The report revealed 17 percent population growth (27,000 people) in Iredell County in the past 10 years, with $409 million in existing capital investment, 1,080 new jobs, and the addition of 2.2 million square feet of industry space in the fiscal year 2020-21.

Sixty percent of county businesses anticipate growth in sales and employment, but supply chain issues, rising wages, and available skilled workforce to fill positions were major concerns. COVID-19 uncertainties and inflation are also impediments.

Other concerns were simplifying permit and zoning processes, reducing regulation, and improving highways, roads, and traffic flow. Talent attraction and retention, skills gaps, and rising healthcare and wage costs were other concerns.

Workforce challenges included competing federal and state benefits, hesitancy to return to work during the pandemic, childcare issues, and vaccine mandates, according to Bosser.

Operational concerns included supply chain problems, cyber security, retaining customers, and finding new markets. “They want distribution centers closer because of supply chain disruption,” added Bosser.

Eighty-eight percent were satisfied with the county’s quality of life and 77 percent with the overall business climate.

Local utilities received high marks, as did public safety services, including, police, fire, and EMS.


Council member Eddie Nau asked how the IEDC could help prod NCDOT to move ahead with highway improvements to relieve Troutman’s traffic woes.

Though her organization cannot persuade NCDOT to do anything, Bosser said the town can demand that new projects construct traffic mitigations suggested in required traffic impact analyses (TIA) to improve the traffic situation.

As an example, Bosser noted the Highway 21/Main Street does not have turn lanes, so requiring new projects along the corridor to build turn lanes would help improve traffic flow until NCDOT completes its planned projects.

Bosser also mentioned that large investment projects sometimes trigger NCDOT to move up the timeline on highway improvements.

Henkel noted that carefully considered smart growth is good for both business and the population if the town keeps in mind improving the community’s quality of life. “That’s the tightrope we have to walk — compromise without losing too much quality of life,” he said.

Bosser agreed, saying that some N.C. communities are losing tax base, resulting in skyrocketing taxes for remaining residents, and forcing hospitals to close. “We need to find a balance between the two.

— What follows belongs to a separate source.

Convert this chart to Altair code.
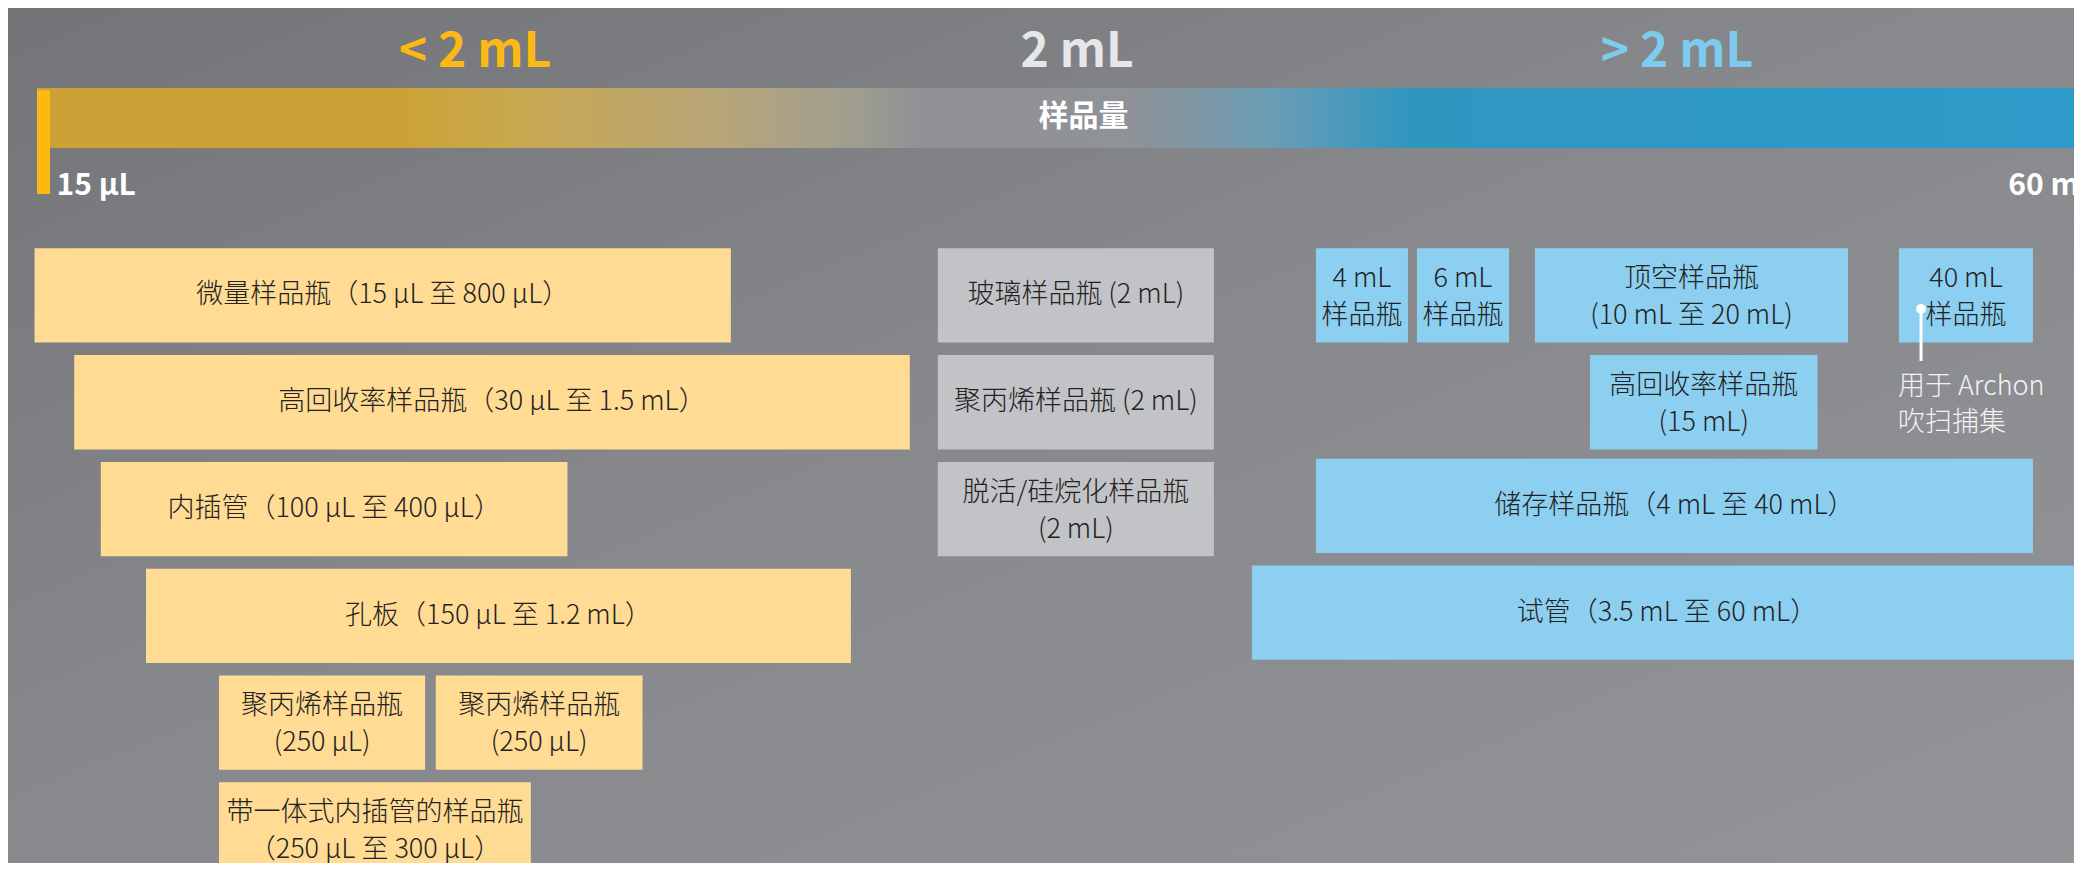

We have wonderful healthcare and schools and need to protect our quality of life.”

“We’re not trying to bring anything and everything in Iredell County.”

IEDC Director of Business Retention and Expansion Matthew Pierce noted that Troutman respondents gave its Parks and Recreation an 89 percent approval in the survey, indicative of their satisfaction with the town’s amenities and events.


Because of the recently enacted N.C. Senate Bill 300, towns and municipalities are required to decriminalize certain ordinances to civil penalties, according to Town Attorney Gary Thomas.

These ordinances include those regulating planning and zoning (except unsafe buildings), stream clearing, regulation and licensing of businesses, outdoor ads, solar collectors, cisterns and rain barrels, taxis, set back lines, cub cuts, and trees.

Thomas identified a long list of town ordinances that have misdemeanor criminal charges as a possible consequence, including those related to dogs, livestock, housing code, peddlers, noise, property nuisance, open burning, firearms, alcohol, substances or weapons in the parks and greenways, trash disposal, smoking, driveway construction, misuse of public property, traffic offenses, sewer use, and UDO violations.

Thomas distributed a list of specific ordinances for the council to study and suggested that it look at changes at the January meeting to comply with the statute.

Town Manager Ron Wyatt suggested also looking at rewriting the noise ordinance to make it more easily enforceable for the police department, asking Police Chief Josh Watson and Thomas to examine the ordinance to determine possible improvements.